== Set exercise ==
Word for word, set down the records and skip each picture.

== Dataset extract ==
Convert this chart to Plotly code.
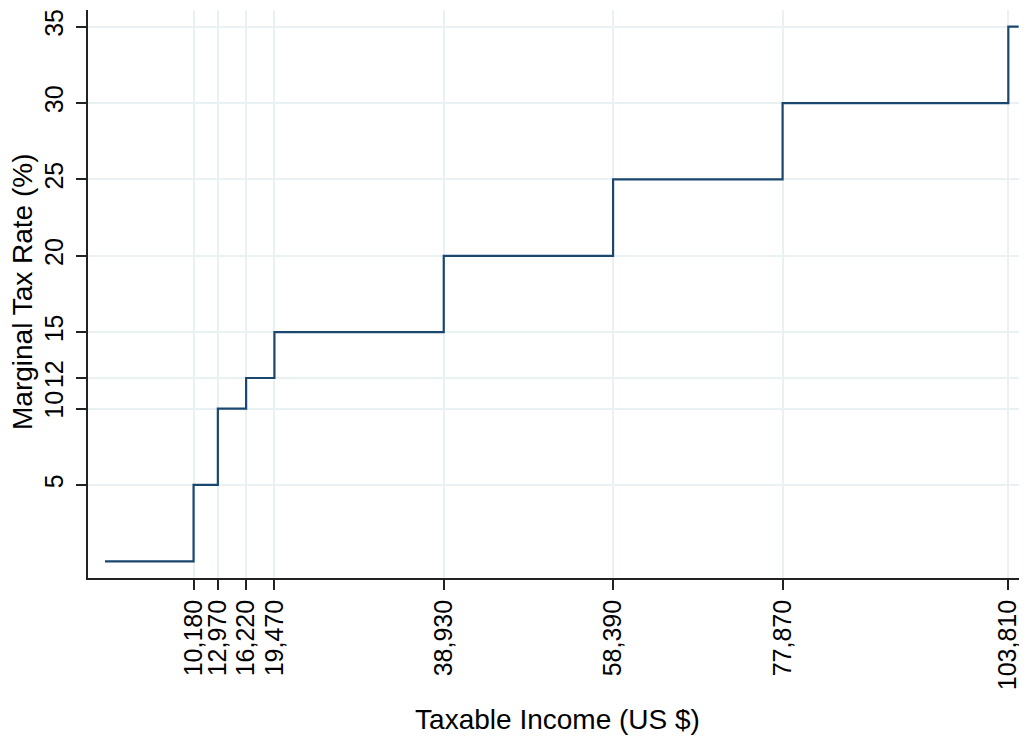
import plotly.graph_objects as go

# Bracket thresholds (US $) and marginal rates (%)
income = [0, 10180, 12970, 16220, 19470, 38930, 58390, 77870, 103810, 105000]
rate = [0, 5, 10, 12, 15, 20, 25, 30, 35, 35]

x_ticks = [10180, 12970, 16220, 19470, 38930, 58390, 77870, 103810]
x_labels = ["10,180", "12,970", "16,220", "19,470", "38,930", "58,390", "77,870", "103,810"]
y_ticks = [5, 10, 12, 15, 20, 25, 30, 35]
y_labels = ["5", "10", "12", "15", "20", "25", "30", "35"]

grid_color = "#e9f1f3"
line_color = "#1a476f"
axis_color = "#222222"
font_family = "Liberation Sans, Arial, sans-serif"

fig = go.Figure()
fig.add_trace(go.Scatter(
    x=income, y=rate, mode="lines",
    line=dict(color=line_color, width=2.2, shape="hv"),
    showlegend=False, hoverinfo="skip",
))

# page body has an 8px margin, so the figure is 8px smaller and offset
W, H = 1019, 732
L, R, T, B = 80, 0, 2, 162
fig.update_layout(
    width=W, height=H,
    margin=dict(l=L, r=R, t=T, b=B),
    paper_bgcolor="white", plot_bgcolor="white",
    font=dict(family=font_family, size=25, color="black"),
    showlegend=False,
)
fig.update_xaxes(
    range=[-1952, 105957], automargin=False,
    tickvals=x_ticks, ticktext=x_labels, tickangle=-90,
    ticks="outside", ticklen=10, tickwidth=1.5, tickcolor=axis_color,
    showline=True, linecolor=axis_color, linewidth=1.8,
    showgrid=True, gridcolor=grid_color, gridwidth=2,
    zeroline=False,
    title=dict(text="Taxable Income (US $)", standoff=20, font=dict(size=28)),
    tickfont=dict(size=25),
)
fig.update_yaxes(
    range=[-1.09, 36.09], automargin=False,
    tickvals=y_ticks, ticktext=y_labels, tickangle=-90,
    ticks="outside", ticklen=10, tickwidth=1.5, tickcolor=axis_color,
    ticklabelstandoff=3,
    showline=True, linecolor=axis_color, linewidth=1.8,
    showgrid=True, gridcolor=grid_color, gridwidth=2,
    zeroline=False,
    tickfont=dict(size=25),
)

# y-axis title placed as a rotated annotation left of the tick labels
plot_w = W - L - R
plot_h = H - T - B
fig.add_annotation(
    text="Marginal Tax Rate (%)", textangle=-90,
    xref="paper", yref="paper",
    x=-(L - 14) / plot_w, y=1 - (284 - T) / plot_h,
    xanchor="center", yanchor="middle", showarrow=False,
    font=dict(size=28, family=font_family, color="black"),
)

fig.write_html("out.html")
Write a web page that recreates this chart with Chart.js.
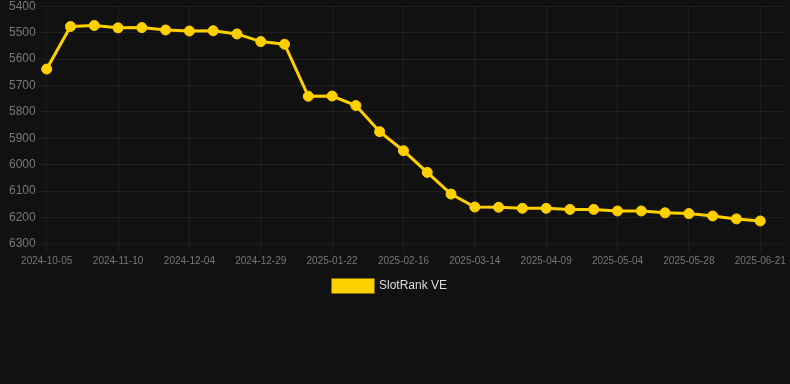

== The reply ==
Convert this chart to Plotly code.
import plotly.graph_objects as go

# Bracket thresholds (US $) and marginal rates (%)
income = [0, 10180, 12970, 16220, 19470, 38930, 58390, 77870, 103810, 105000]
rate = [0, 5, 10, 12, 15, 20, 25, 30, 35, 35]

x_ticks = [10180, 12970, 16220, 19470, 38930, 58390, 77870, 103810]
x_labels = ["10,180", "12,970", "16,220", "19,470", "38,930", "58,390", "77,870", "103,810"]
y_ticks = [5, 10, 12, 15, 20, 25, 30, 35]
y_labels = ["5", "10", "12", "15", "20", "25", "30", "35"]

grid_color = "#e9f1f3"
line_color = "#1a476f"
axis_color = "#222222"
font_family = "Liberation Sans, Arial, sans-serif"

fig = go.Figure()
fig.add_trace(go.Scatter(
    x=income, y=rate, mode="lines",
    line=dict(color=line_color, width=2.2, shape="hv"),
    showlegend=False, hoverinfo="skip",
))

# page body has an 8px margin, so the figure is 8px smaller and offset
W, H = 1019, 732
L, R, T, B = 80, 0, 2, 162
fig.update_layout(
    width=W, height=H,
    margin=dict(l=L, r=R, t=T, b=B),
    paper_bgcolor="white", plot_bgcolor="white",
    font=dict(family=font_family, size=25, color="black"),
    showlegend=False,
)
fig.update_xaxes(
    range=[-1952, 105957], automargin=False,
    tickvals=x_ticks, ticktext=x_labels, tickangle=-90,
    ticks="outside", ticklen=10, tickwidth=1.5, tickcolor=axis_color,
    showline=True, linecolor=axis_color, linewidth=1.8,
    showgrid=True, gridcolor=grid_color, gridwidth=2,
    zeroline=False,
    title=dict(text="Taxable Income (US $)", standoff=20, font=dict(size=28)),
    tickfont=dict(size=25),
)
fig.update_yaxes(
    range=[-1.09, 36.09], automargin=False,
    tickvals=y_ticks, ticktext=y_labels, tickangle=-90,
    ticks="outside", ticklen=10, tickwidth=1.5, tickcolor=axis_color,
    ticklabelstandoff=3,
    showline=True, linecolor=axis_color, linewidth=1.8,
    showgrid=True, gridcolor=grid_color, gridwidth=2,
    zeroline=False,
    tickfont=dict(size=25),
)

# y-axis title placed as a rotated annotation left of the tick labels
plot_w = W - L - R
plot_h = H - T - B
fig.add_annotation(
    text="Marginal Tax Rate (%)", textangle=-90,
    xref="paper", yref="paper",
    x=-(L - 14) / plot_w, y=1 - (284 - T) / plot_h,
    xanchor="center", yanchor="middle", showarrow=False,
    font=dict(size=28, family=font_family, color="black"),
)

fig.write_html("out.html")
Write a web page that recreates this chart with Chart.js.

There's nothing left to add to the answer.